Readers may have picked up on this before, but my inbox is my to-do list. I rarely have more that twelve emails in it at a time because, yes, I avoid the unlucky thirteen. If I agree to do something for you (or with you) that requires two or three to-do simultaneous emails, I get cagey really fast because you're probably pushing me over my inbox limit.
Occasionally an email crosses over from being a "to-do" to being a "ghost." A haunting. Every day I see it, and every day I wonder why I haven't responded to it yet. Typically there is just the one.
Up until December of 2017, my ghost email had the subject line "My mother died, I am writing poems," and the email dated back to July 2015.
What type of jerk doesn't reply to that email, I ask you? Or rather, I asked myself. At least once a week. For a year and a half.
Then I'm in a meeting, and a colleague mentions she has been in ongoing correspondence with the author of this email. Who happens to be a famous and influential author, someone you admire greatly. Everyone gushes.
What type of idiot doesn't reply to that email, I ask you? Or rather, I asked myself.
The first time we met, we didn't meet. He give the opening remarks at a ceremony where I later got...third place. He had to rush out to catch a plane before the results were mentioned, so he probably doesn't know I'm a bronze talent and nothing more.

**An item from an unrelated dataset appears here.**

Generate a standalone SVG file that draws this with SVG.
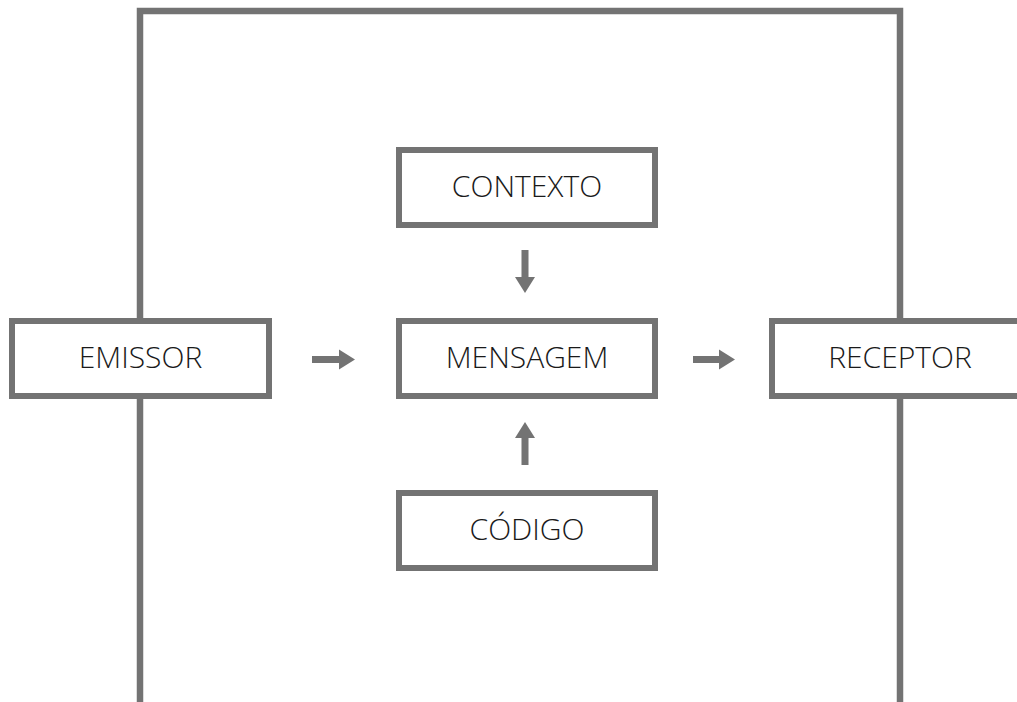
<svg xmlns="http://www.w3.org/2000/svg" width="1017" height="702" viewBox="0 0 1017 702">
<style>
.box{fill:#fff;stroke:#737373;stroke-width:6}
.frame{fill:none;stroke:#737373;stroke-width:6.5}
.lbl{font-family:"Open Sans","Noto Sans",sans-serif;font-weight:300;font-size:30px;fill:#1a1a1a;text-anchor:middle}
.arr{fill:#737373}
</style>
<rect width="1017" height="702" fill="#fff"/>
<g id="frame">
<path class="frame" d="M140,702 V11 H900 V702"/>
</g>
<g id="connectors">
<path class="arr" d="M312,356 H339 V349.5 L355,359.5 L339,369.5 V363 H312 Z"/>
<path class="arr" d="M693,356 H719 V349.5 L735,359.5 L719,369.5 V363 H693 Z"/>
<path class="arr" d="M521.5,250 V277 H515 L525,293 L535,277 H528.5 V250 Z"/>
<path class="arr" d="M521.5,465 V438 H515 L525,422 L535,438 H528.5 V465 Z"/>
</g>
<g id="emissor">
<rect class="box" x="12" y="321" width="257" height="75"/>
<text class="lbl" x="140.5" y="368">EMISSOR</text>
</g>
<g id="mensagem">
<rect class="box" x="399" y="321" width="256" height="75"/>
<text class="lbl" x="527" y="368">MENSAGEM</text>
</g>
<g id="receptor">
<rect class="box" x="772" y="321" width="256" height="75"/>
<text class="lbl" x="900" y="368">RECEPTOR</text>
</g>
<g id="contexto">
<rect class="box" x="399" y="150" width="256" height="75"/>
<text class="lbl" x="527" y="197">CONTEXTO</text>
</g>
<g id="codigo">
<rect class="box" x="399" y="493" width="256" height="75"/>
<text class="lbl" x="527" y="540">CÓDIGO</text>
</g>
</svg>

The second time we met, it was after a friend emailed to say he'd featured a sestina of mine on his website. I was delighted to introduce myself at the tail-end of an AWP panel and hear him say to others. "She's a great poet!" This will be a highlight of my conference. Later, in an email, he will admit he was stoned on Valium at that point due to a pre-existing injury.
I am trying to figure out why I spent hours, hours, reading and re-reading the concerns about Sherman Alexie this past week. Why I feel so soul-hollowed. Why I picked a fight with my husband last night (this probably isn't Alexie's fault; it has been a crap week).
In revisiting this email, I re-read emails we'd exchanged. Mostly his one-liners proportioned to my nervous, highly edited three paragraphs. How are the poems coming? Once, a snapshot of a stanza of mine and the comment that I'd "murdered" him. Once, the challenge regarding my photo: "You look way too happy. Need more suffering poet." (That was funny. I laughed.) Me, joking in return, sometimes with an edge, but never too explicit; that's how these games are played.
Because I'm searching for his name, another email comes up: the request to reprint my comments on one of his poems in an anthology. I say Yes, because I am a huge fan. For the single most difficult course of my MFA education, I wrote a final exam annotating "The Business of Fancydancing." I got an A in that class.
I finish this dive into the archives and I'm a little confused. When prompted with his poem, and actually his two elegies--an email one day, then another the next--why did I freeze up? Why didn't I just send him a damn poem in return? Why didn't I at least send condolences?
There is something you aren't finding, I think. I do the deeper dive, and that's when they come up, emails from the first email address in 2012 before the two other email addresses (his account has been compromised, he explains), the ones from Father Arnold. "You are an awesome poet. This is a very short fan letter," he says. It seems true! Maybe it is true. He pays attention to my work line by line.
The new draft he shares is ostensibly about spectacles, pictured as bare legs intertwined in a bed. The second "quick poem" he shares is a couplet about adult love. His phrase. He says he's working with his shrink to understand the concept. Because I am fancy-dancing, I send a text in return--a poem already written, one about my future husband--and he replies gracefully. Then he goes silent for a while.
When the surfaced with poems about loss, I couldn't reply. Because on some level I wondered if this was a kind of grooming. Because I knew that no matter how ably I rose to the challenge, at first, sooner or later I'd give something away that I did not want to give. Because I'd be trying to impress him. Because I am a huge fan.
Sometimes the cloak is praise.
Sometimes the cloak is humor.
Sometimes the cloak is grief.
Sometimes the person doesn't even realize he (not always a he) is cloaking intent.
Sometimes (s)he/they doesn't realize what the intent will turn out to be. Sometimes a person is genuine, and yet a charmer, and an abuser, and yet a survivor of abuse, and a valuable poet, and yet an oppressor of poets, all in one. We contain multitudes.
I hope people step forward with their stories, if the right choice for them, because it can be unburdening to be heard by your community. We are listening, we are here. We cannot allow the mourning of those who have "failed" us, who have lost our good faith, to obscure what was really lost: the words of talents who felt violated, suppressed, and threatened by the energy of someone more powerful than them.
My story is not a trauma narrative. I am not claiming that space. This is just what I happen to have to say.